Judge's view: All contestants' skills will serve them well

Updated 8/11/2012 10:48 PM

As reporter who has covered Chicago area arts and entertainment, I was not surprised by the breadth of talent revealed during this summer's Suburban Chicago's Got Talent competition.

And as the Daily Herald's theater critic and former critic at large, I know from experience the caliber of musicians, actors, dancers, comedians and performing artists suburban theaters, music venues and clubs attract.

But what impressed me over the weeks I served as a guest judge for the competition, co-sponsored by the Daily Herald, the Metropolis Performing Arts Centre in Arlington Heights and several other suburban businesses, was the profound impact the performing arts have beyond the obvious entertainment value, which -- as this competition demonstrated -- was considerable.

Consider the dedication evidenced by Robert Osiol, an accomplished young jazz pianist from Mount Prospect. A full-time engineering student at the University of Illinois-Champaign, Osiol -- a top 5 finalist -- spends hours each day perfecting his playing.

In the a cappella hip-hop duo iLLest Vocals, Shawn Kurian, 25, of Wheeling handles lead vocals, while Sanu John, 25, of Skokie, supplies the beat-box accompaniment. But their performances made it clear theirs is an equal partnership, one that earned them a trip to audition for NBC's "America's Got Talent" after they were named Suburban Chicago's Got Talent winners and Fan Favorites Saturday.
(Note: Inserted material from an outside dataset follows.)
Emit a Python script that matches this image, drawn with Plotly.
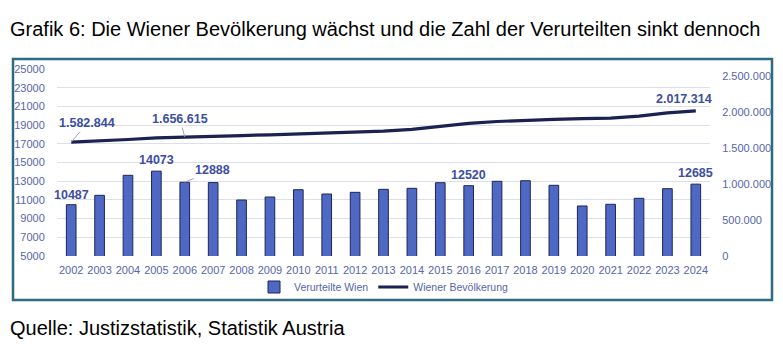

Top 10 teenage duo Jake Basala and Calvin Hughes, of Lindenhurst, demonstrated their ingenuity making club-ready techno music using Ninento Game Boys and a Commodore 62. Twenty-year-old singer/songwriter Woody James (James Lowell Woodraska of Millington) first channeled Johnny Cash, then impressed the judges with an original composition. Then there's 10-year-old Agne Giedrityte from Downers Grove. After a technical glitch forced her to stop and restart her number during the semifinals, the pint-size singer continued without missing a note. Grace under pressure, as well as her voice, earned her a spot in the top 10.

And Agne wasn't the only contestant to remain cool as a cucumber when confronted by a missing microphone, an unplugged amplifier or an errant yo-yo slipping off its string. Every one handled the minor mishaps like the pros some of them are. Take Algonquin yo-yo artist and top 5 finalist Shane Lubecker. Already a champion, the 16-year-old competes around the country. Top five finalists Camille Eiseman, 41, and Terry Tank, 50 -- known as Faith and Whisky -- are members of the country band Western Sky. Top 10 finalist and standup comedian AJ Lubecker (Shane's brother) has performed at Schaumburg's Laugh Out Loud theater.

Self-discipline. Collaboration. Creativity. Poise. Those qualities, as well as talent, were reflected in the contestants' performances. When people consider the value of the arts and arts education, that's it. Perhaps not every Suburban Chicago's Got Talent finalist will pursue music or comedy or yo-yoing full time. But self-control, confidence, imagination, perseverance and everything else they've learned through years of practice and performance, success and failure, will pay off in any profession and last a lifetime.